## Stated exercise
Please give the count of lines holding the string "this" and nothing besides.

==== Information supplied ====

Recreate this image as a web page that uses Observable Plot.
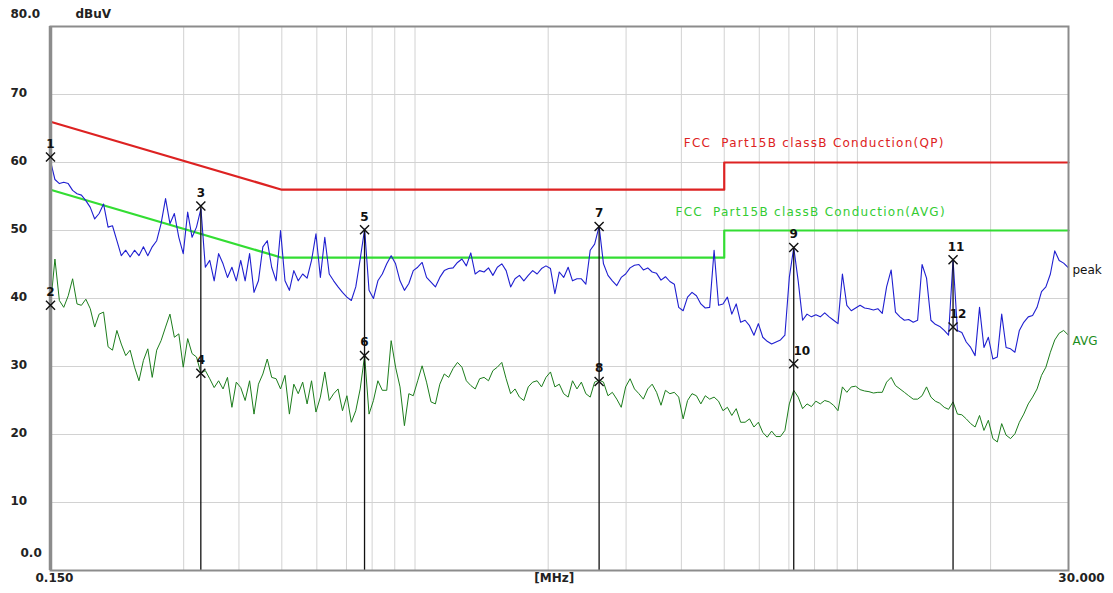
<!DOCTYPE html>
<html><head><meta charset="utf-8">
<script src="https://cdn.jsdelivr.net/npm/d3@7"></script>
<script src="https://cdn.jsdelivr.net/npm/@observablehq/plot@0.6"></script>
<style>body{margin:0;background:#fff;} svg{display:block}</style>
</head><body><div id="chart"></div>
<script>
// Sweep frequencies (MHz)
const freqMHz = [
0.1500,0.1535,0.1571,0.1607,0.1645,0.1683,0.1722,0.1762,0.1803,0.1845,
0.1888,0.1932,0.1977,0.2024,0.2071,0.2119,0.2168,0.2219,0.2270,0.2323,
0.2377,0.2433,0.2489,0.2547,0.2607,0.2667,0.2730,0.2793,0.2858,0.2925,
0.2993,0.3063,0.3134,0.3207,0.3282,0.3358,0.3436,0.3516,0.3598,0.3682,
0.3768,0.3856,0.3945,0.4037,0.4131,0.4228,0.4326,0.4427,0.4530,0.4635,
0.4743,0.4854,0.4967,0.5083,0.5201,0.5322,0.5446,0.5573,0.5703,0.5836,
0.5972,0.6111,0.6253,0.6399,0.6548,0.6700,0.6856,0.7016,0.7179,0.7347,
0.7518,0.7693,0.7872,0.8055,0.8243,0.8435,0.8632,0.8833,0.9038,0.9249,
0.9464,0.9685,0.9910,1.0141,1.0377,1.0619,1.0867,1.1120,1.1379,1.1644,
1.1915,1.2192,1.2476,1.2767,1.3064,1.3369,1.3680,1.3999,1.4325,1.4659,
1.500,1.535,1.571,1.607,1.645,1.683,1.722,1.762,1.803,1.845,
1.888,1.932,1.977,2.024,2.071,2.119,2.168,2.219,2.270,2.323,
2.377,2.433,2.489,2.547,2.607,2.667,2.730,2.793,2.858,2.925,
2.993,3.063,3.134,3.207,3.282,3.358,3.436,3.516,3.598,3.682,
3.768,3.856,3.945,4.037,4.131,4.228,4.326,4.427,4.530,4.635,
4.743,4.854,4.967,5.083,5.201,5.322,5.446,5.573,5.703,5.836,
5.972,6.111,6.253,6.399,6.548,6.700,6.856,7.016,7.179,7.347,
7.518,7.693,7.872,8.055,8.243,8.435,8.632,8.833,9.038,9.249,
9.464,9.685,9.910,10.14,10.38,10.62,10.87,11.12,11.38,11.64,
11.92,12.19,12.48,12.77,13.06,13.37,13.68,14.00,14.33,14.66,
15.00,15.35,15.71,16.07,16.45,16.83,17.22,17.62,18.03,18.45,
18.88,19.32,19.77,20.24,20.71,21.19,21.68,22.19,22.70,23.23,
23.77,24.33,24.89,25.47,26.07,26.67,27.30,27.93,28.58,29.25,
30.00];

// Peak detector trace (dBuV)
const peak = [
60.2,57.5,56.9,57.1,56.9,55.9,55.4,55.2,54.4,53.4,
51.7,52.5,53.9,50.5,50.7,48.5,46.3,47.1,46.1,47.1,
46.3,47.6,46.3,47.6,48.5,51.0,54.7,51.0,52.5,49.0,
46.6,52.7,49.0,50.5,53.2,44.6,45.6,42.6,46.6,45.1,
43.1,44.6,42.6,45.6,42.6,46.6,40.9,42.6,47.6,48.5,
44.6,42.6,50.0,42.6,41.2,44.1,42.6,43.6,43.0,45.6,
49.5,43.1,49.0,43.6,42.6,41.7,40.9,40.2,39.7,41.7,
45.8,50.2,41.2,40.0,42.6,43.6,45.1,46.3,45.1,42.6,
41.2,42.2,44.1,44.6,45.3,43.1,42.4,41.7,43.1,44.1,
44.4,44.5,45.3,45.8,44.8,46.7,43.6,44.1,43.9,44.5,
43.4,44.6,45.1,44.1,41.7,42.9,43.4,42.6,43.4,44.1,
43.6,44.4,44.8,44.4,40.7,43.9,43.1,44.6,42.6,42.9,
42.9,42.1,47.1,48.0,50.6,45.1,43.4,42.6,41.9,43.1,
43.6,44.5,44.9,45.0,44.2,44.5,43.9,43.7,42.7,43.2,
42.5,42.1,38.7,38.2,40.2,40.9,40.4,39.2,38.6,38.7,
47.1,39.0,39.2,40.2,37.7,39.2,36.5,36.8,36.0,34.6,
36.3,34.3,33.7,33.3,33.6,33.9,34.6,43.1,47.5,42.6,
36.8,37.7,37.3,37.6,37.3,37.9,37.3,36.8,36.3,43.6,
39.0,38.2,38.6,39.0,38.6,38.5,38.3,38.5,37.8,41.7,
44.2,38.0,37.3,36.8,36.9,36.5,36.8,45.0,43.0,36.8,
36.2,35.9,35.3,34.6,45.7,35.3,35.0,33.6,32.8,31.6,
38.7,32.8,34.3,31.1,31.4,37.7,32.8,32.6,32.1,35.3,
36.5,37.3,37.5,38.7,41.0,41.7,43.6,47.0,45.6,45.2,
44.5];

// Average detector trace (dBuV)
const avg = [
39.0,45.8,39.7,38.7,40.4,42.9,39.2,39.0,39.9,38.5,
35.8,37.7,38.0,32.9,32.4,35.3,33.3,31.6,32.4,29.9,
27.9,30.9,32.6,28.4,32.4,33.8,35.8,37.7,34.3,34.8,
29.9,34.1,31.9,31.4,29.0,29.4,28.2,26.9,27.9,26.7,
28.4,24.0,27.7,26.9,25.0,27.9,23.0,27.4,28.9,31.1,
28.4,28.2,26.7,28.7,23.0,27.4,26.0,27.7,24.5,27.9,
23.3,25.5,29.2,25.0,26.0,26.7,23.5,25.7,21.8,23.5,
26.7,31.6,23.0,25.0,27.9,26.5,26.5,33.8,29.9,27.0,
21.3,26.0,25.7,27.9,30.1,27.7,24.8,24.5,27.4,28.9,
28.4,29.7,30.6,29.9,27.9,27.2,26.7,28.2,28.4,27.9,
29.4,29.9,30.6,28.2,26.0,26.7,25.5,25.0,27.0,27.7,
27.9,27.0,28.4,29.2,27.0,27.4,26.0,25.5,27.9,26.7,
27.7,26.0,25.5,27.7,28.0,27.7,25.7,26.2,25.2,24.0,
27.0,28.2,26.7,26.0,25.2,26.7,27.4,26.2,24.3,26.5,
26.0,26.2,25.5,22.3,25.0,26.0,25.7,24.5,25.7,25.2,
25.5,24.9,23.5,24.0,22.8,23.8,21.8,21.8,22.3,21.1,
21.8,20.3,19.6,20.5,19.7,19.7,20.6,24.5,26.5,25.5,
23.8,24.5,24.1,24.9,24.5,25.0,24.8,24.3,23.5,27.0,
26.2,27.0,27.1,26.6,26.4,26.3,26.1,26.2,26.2,27.7,
28.4,27.2,26.7,26.2,25.7,25.2,25.2,25.7,27.0,25.5,
24.9,24.6,24.0,23.7,24.8,23.0,22.9,22.3,21.6,21.1,
22.8,20.6,22.1,19.4,18.9,21.6,19.9,19.4,20.1,21.8,
23.0,24.5,25.5,26.7,28.7,29.9,32.1,33.9,34.9,35.3,
34.6];

// Limit lines
const limitFreq = [0.15, 0.5, 5, 5, 30];
const qpLimit   = [66, 56, 56, 60, 60];
const avLimit   = [56, 46, 46, 50, 50];
const qpLabel = "FCC  Part15B classB Conduction(QP)";
const avLabel = "FCC  Part15B classB Conduction(AVG)";

// Markers
const markerNo    = [1,2,3,4,5,6,7,8,9,10,11,12];
const markerFreq  = [0.15,0.15,0.328,0.328,0.769,0.769,2.607,2.607,7.179,7.179,16.45,16.45];
const markerLevel = [60.8,39.0,53.6,29.0,50.1,31.6,50.6,27.8,47.5,30.4,45.7,35.8];

// Axes
const yTicks = [0,10,20,30,40,50,60,70,80];
const yTickLabels = ["0.0","10","20","30","40","50","60","70","80.0"];
const xGrid = [0.3,0.4,0.5,0.6,0.7,0.8,0.9,1,2,3,4,5,6,7,8,9,10,20];
const xLabels = ["0.150","[MHz]","30.000"];
const xLabelFreq = [0.15, 2, 30];

const peakRows = freqMHz.map((f,i)=>({f, v: peak[i]}));
const avgRows  = freqMHz.map((f,i)=>({f, v: avg[i]}));
const qpRows = limitFreq.map((f,i)=>({f, v: qpLimit[i]}));
const avRows = limitFreq.map((f,i)=>({f, v: avLimit[i]}));
const markers = markerNo.map((n,i)=>({n, f: markerFreq[i], v: markerLevel[i]}));
const oddMarkers = markers.filter(d => d.n % 2 === 1 && d.f > 0.15);
const yRows = yTicks.map((t,i)=>({t, s: yTickLabels[i]}));
const xRows = xLabels.map((s,i)=>({s, f: xLabelFreq[i]}));

const F = "DejaVu Sans";
const gridColor = "#d2d2d2";
const markText = (filter, dx) => Plot.text(markers.filter(filter), {
  x: "f", y: "v", text: d => String(d.n), dy: -13, dx, fill: "#111", fontSize: 12, fontWeight: "bold"});

const chart = Plot.plot({
  width: 1113, height: 593,
  marginLeft: 50, marginRight: 45, marginTop: 26, marginBottom: 23,
  style: {fontFamily: F, fontSize: "12px", background: "#fff", overflow: "visible"},
  x: {type: "log", domain: [0.15, 30], axis: null},
  y: {domain: [0, 80], axis: null},
  marks: [
    Plot.ruleY(yTicks.filter(t => t > 0 && t < 80), {stroke: gridColor, strokeWidth: 1}),
    Plot.ruleX(xGrid, {stroke: gridColor, strokeWidth: 1}),
    Plot.line(qpRows, {x: "f", y: "v", stroke: "#dd2222", strokeWidth: 2.2}),
    Plot.line(avRows, {x: "f", y: "v", stroke: "#33dd33", strokeWidth: 2.2}),
    Plot.line(avgRows, {x: "f", y: "v", stroke: "#1c7d1c", strokeWidth: 1}),
    Plot.line(peakRows, {x: "f", y: "v", stroke: "#1f1fd0", strokeWidth: 1.1}),
    Plot.ruleX(oddMarkers, {x: "f", y1: 0, y2: "v", stroke: "#111", strokeWidth: 1.3}),
    Plot.frame({stroke: "#8c8c8c", strokeWidth: 2}),
    Plot.ruleX([0.15], {stroke: "#8c8c8c", strokeWidth: 3.5}),
    Plot.dot(markers, {x: "f", y: "v", symbol: "times", r: 4.2, stroke: "#111", strokeWidth: 1.4}),
    markText(d => d.n < 10, 0),
    markText(d => d.n === 10, 8),
    markText(d => d.n === 11, 3),
    markText(d => d.n === 12, 5),
    // limit labels
    Plot.text([qpLabel], {x: [4.05], y: [62.8], text: d => d, textAnchor: "start", fill: "#dd2222", fontSize: 12}),
    Plot.text([avLabel], {x: [3.88], y: [52.65], text: d => d, textAnchor: "start", fill: "#33cc33", fontSize: 12}),
    Plot.text(["peak"], {x: [30], y: [44.1], text: d => d, textAnchor: "start", dx: 4, fill: "#111", fontSize: 12}),
    Plot.text(["AVG"], {x: [30], y: [33.8], text: d => d, textAnchor: "start", dx: 4, fill: "#1c8d1c", fontSize: 12}),
    // y labels
    Plot.text(yRows.filter(d => d.t > 0 && d.t < 80), {y: "t", text: "s", frameAnchor: "left", dx: -40, dy: -1, textAnchor: "start", fill: "#222", fontWeight: "bold"}),
    Plot.text(yRows.filter(d => d.t === 80), {y: "t", text: "s", frameAnchor: "left", dx: -40, dy: -12, textAnchor: "start", fill: "#222", fontWeight: "bold"}),
    Plot.text(yRows.filter(d => d.t === 0), {y: "t", text: "s", frameAnchor: "left", dx: -30, dy: -17, textAnchor: "start", fill: "#222", fontWeight: "bold"}),
    Plot.text(["dBuV"], {y: [80], text: d => d, frameAnchor: "left", dx: 25, dy: -12, textAnchor: "start", fill: "#222", fontWeight: "bold"}),
    // x labels
    Plot.text(xRows.filter(d => d.s === "0.150"), {x: "f", text: "s", frameAnchor: "bottom", dy: 11, dx: 4, fill: "#222", fontWeight: "bold"}),
    Plot.text(xRows.filter(d => d.s === "[MHz]"), {x: "f", text: "s", frameAnchor: "bottom", dy: 11, dx: 6, fill: "#222", fontWeight: "bold"}),
    Plot.text(xRows.filter(d => d.s === "30.000"), {x: "f", text: "s", frameAnchor: "bottom", dy: 11, dx: 13, fill: "#222", fontWeight: "bold"})
  ]
});
document.getElementById("chart").appendChild(chart);

// letter spacing of the limit-line captions
d3.select(chart).selectAll("text").each(function() {
  if (this.textContent.startsWith("FCC")) d3.select(this).attr("letter-spacing", "1.25px");
});
</script>
</body></html>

====

## Written reply
2